There are many ways that a relationship can dwindle with a blogger in our quickly evolving world of content marketing. This could be an article that is off topic, low quality, or a number of other reasons. The quickest way to lose business or a relationship is by immediately linking to a bad neighborhood site. The repercussions could range from a variety of things and the worst-case scenario is losing a valued contact and future guest posts because of impatience. If this site is in a network of sites, you could potentially be blacklisted for that one link. Build your relationship on the basis of good content with the only motivation being adding value to the site.

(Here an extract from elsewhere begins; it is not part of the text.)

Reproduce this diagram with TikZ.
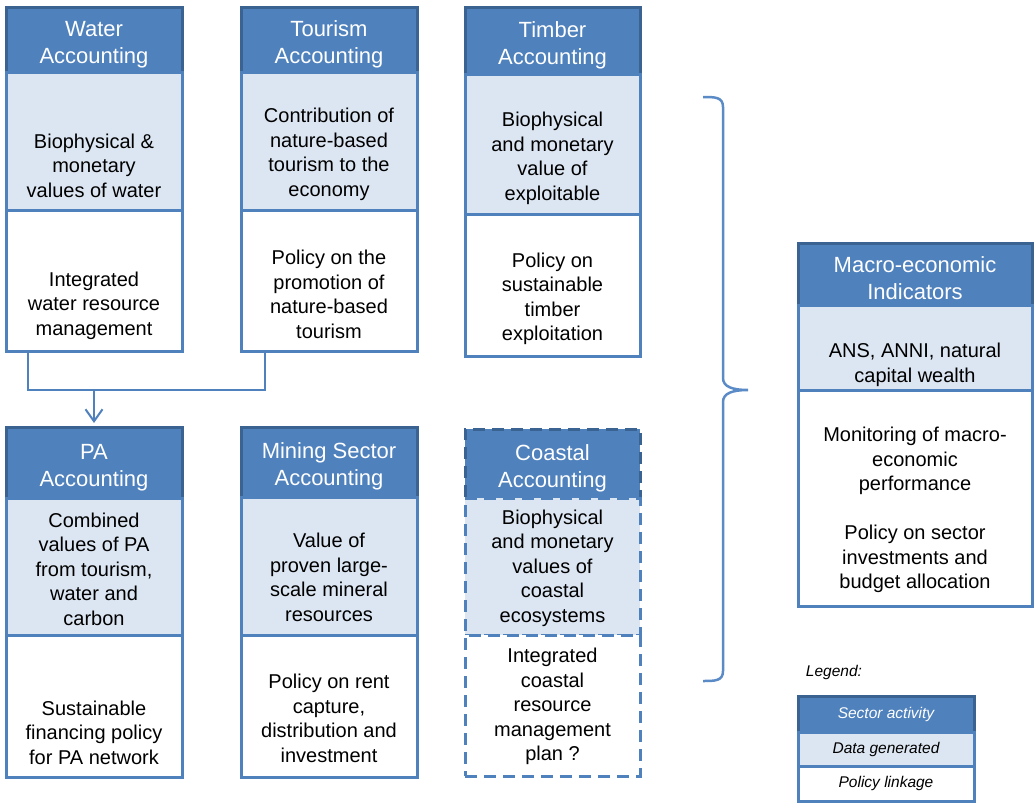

Bloggers oftentimes have ideas that they want to come to fruition in blog posts. Not all bloggers have time to write multiple posts a day and keep their blog up on all of the latest news. Usually the blogger will accept your guest post with a link after writing a story for them but not all of the time. Your relationship farm takes different amounts of planting before you can cultivate (see what I did there) the fruits of your labor.
When doing connections, being upgraded to publisher status has become somewhat of a holy grail. Personally, I have been upgraded to this “instapost” status in a few occasions when I started out by submitting articles for approval that had no links. Once the site owner had established and knew that I was a valuable contributor who wasn’t trying to take advantage, I was given publisher status. That being said I still did not put a link in every post that I published on this site. After getting this status, it is also important to tow the line and try not to stretch off-topic content onto the site with links that can damage their SEO ranking.
For everyone who is in connections, managing your relationships should be at the forefront of your strategy to build links. A relationship with a blogger can lead to a lifetime of links in the future. This is much more valuable than a site where you can automatically attain publisher status because sooner or later the spammers will ruin that site’s Alexa and Google PR. Giving bloggers posts without links can help build this relationship more than any number of emails and tweets could. Many times this is much faster as well, the couple hours you spend writing the post can save you days of work over the course of a work year.